You think your little community (Austin and other places) makes any real difference? It doesn’t. It’s part of a global community and your little bubble can’t exist in a vacuum. It’s best you start understanding that. We need the Valley. We need Chicago. We need NYC. And they need us.

It’s best we stop pretending that Austin is the best place on earth. It’s not. It’s an awesome place among other awesome places. We are doing awesome things but we aren’t the only people doing awesome things. So let’s stop pretending, get rid of the navel-gazing myopia and get our collective heads out of our asses.

We need our regional fiefdoms for mentorship, collaboration and sharing. We are not the end of the story.

Austin. San Francisco. Europe. New York City. All of us.

7 Replies to “Your Fiefdom Doesn’t Matter (Or Get your Head out of Your Regional Startup Ass)”

  1. As much as I prefer and promote Austin, I’m ecstatic that we’ve started interacting and working with Dallas and Houston more and more. Each group brings a different perspective, background, industry, technology, and general culture to the table. And the same applies to technology.. the Rails community does it one way, PHP another, C# another and everyone wants to be “right”.

    None of them – technologies, regions, etc – are “right” but all of them have strengths to take advantage of and build upon and weaknesses to mitigate and work around.

  2. I think if you polled the majority of Gowalla users, they preferred it because it *was* a better experience. I’m using past-tense here because that changed as they evolved. That’s as someone who was using and touting Gowalla prior to being in Austin. I was using BrightKite prior to that — I don’t have a regional horse in that game.

    That aside out of the way, I’m with Keith, but from a different perspective. I’m so involved in some many sub-communities within Austin because there’s so much going on. Same would go if I was in Portland, SF, SV, or any other place.

    As for Austinites treating it like a bubble that exists completely unto itself — I guess we’re talking to different people.

    1. If that were the case, then I would have seen Gowalla being used more often in other cities as well. It wasn’t. Outside of Austin, Foursquare ruled. In Austin, people never shut up about Gowalla.

  3. Dude, you just haven’t been here long enough to get all that damn Yankee blood out of you. :-)

    I’ve spent plenty of time in Silicon Valley. Highly over-rated. SF and NYC too.

    That said, seriously, one of the things I’ve observed among Austin startups is that for most of them, marketing is an afterthought, whereas that’s not the case in other startup hotbeds. And as a result, I think (my impression) that we have in Austin a much higher percentage of products that make it to market (and maybe shouldn’t) and then flop.

    Marketing has to be a factor from the beginning — integral to the product design. It’s great to start a company based on a developer’s itch, but if you want to actually make money and build a sustainable company, include marketing at a senior level from the very beginning.

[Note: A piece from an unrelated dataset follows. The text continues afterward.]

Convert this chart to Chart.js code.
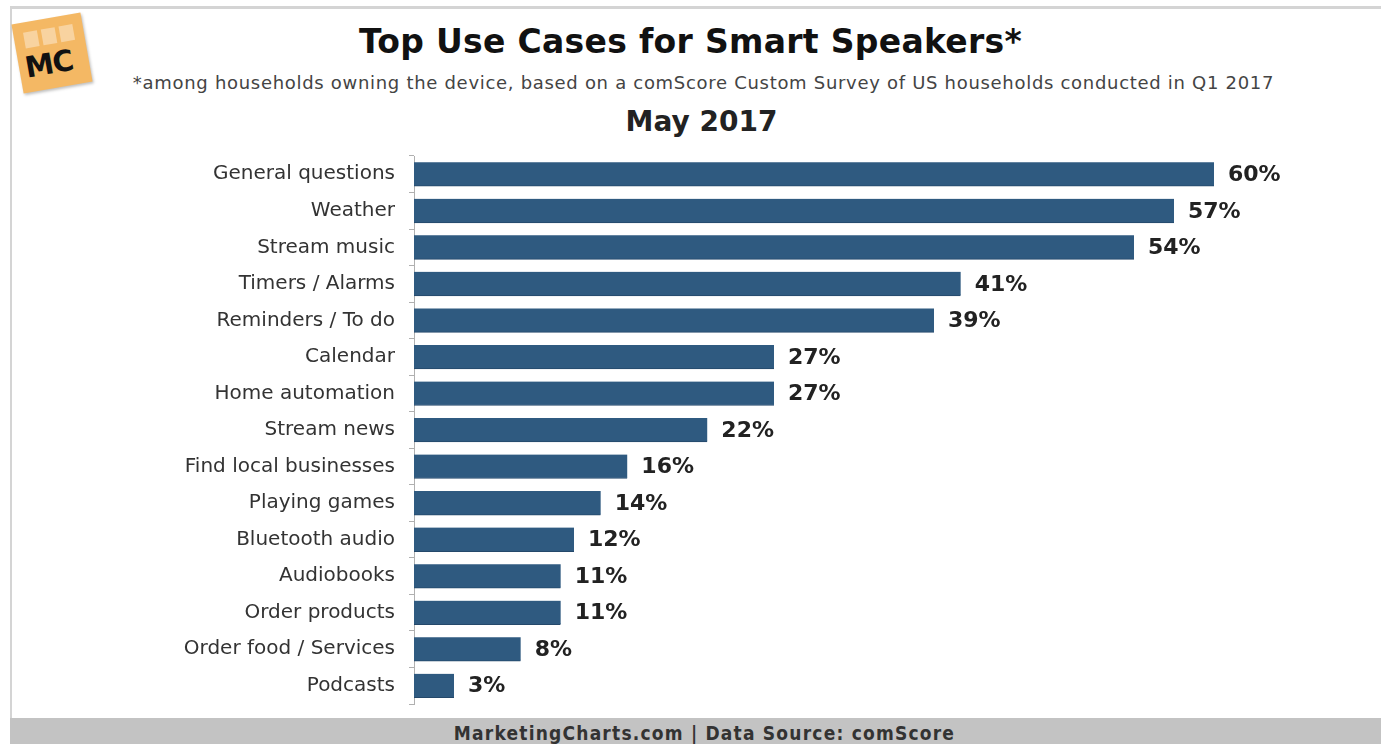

  4. As a technology reporter who has covered Austin and San Antonio, I would say that all the leaders in both cities need to think more regionally. The combination of Austin-San Antonio is truly a powerhouse of technology and biotechnology activity. As for the Gowalla vs. Foursquare story, I think a lot of people root for the home team. And Gowalla had a great product in the beginning. With global technology companies like Dell, IBM and Rackspace, I don’t think you could really say Austin doesn’t embrace the global marketplace. And thousands of engineers from Taiwan, China and Singapore have received degrees at the University of Texas and Texas A&M and go back to run industry in their countries. Every region must compete for scarce resources – primarily engineering talent – so that’s why so many cities tout every themselves as the best tech center. Now everyone’s scrambling to become the “Clean Tech” capital of the world and Austin has already claimed that status. Clusters in green or clean tech attract even more companies, researchers, entrepreneurs, venture capitalists. (Citing Richard Florida’s enormous body of work here) So there’s a reason behind the slogans. It’s not just marketing hype.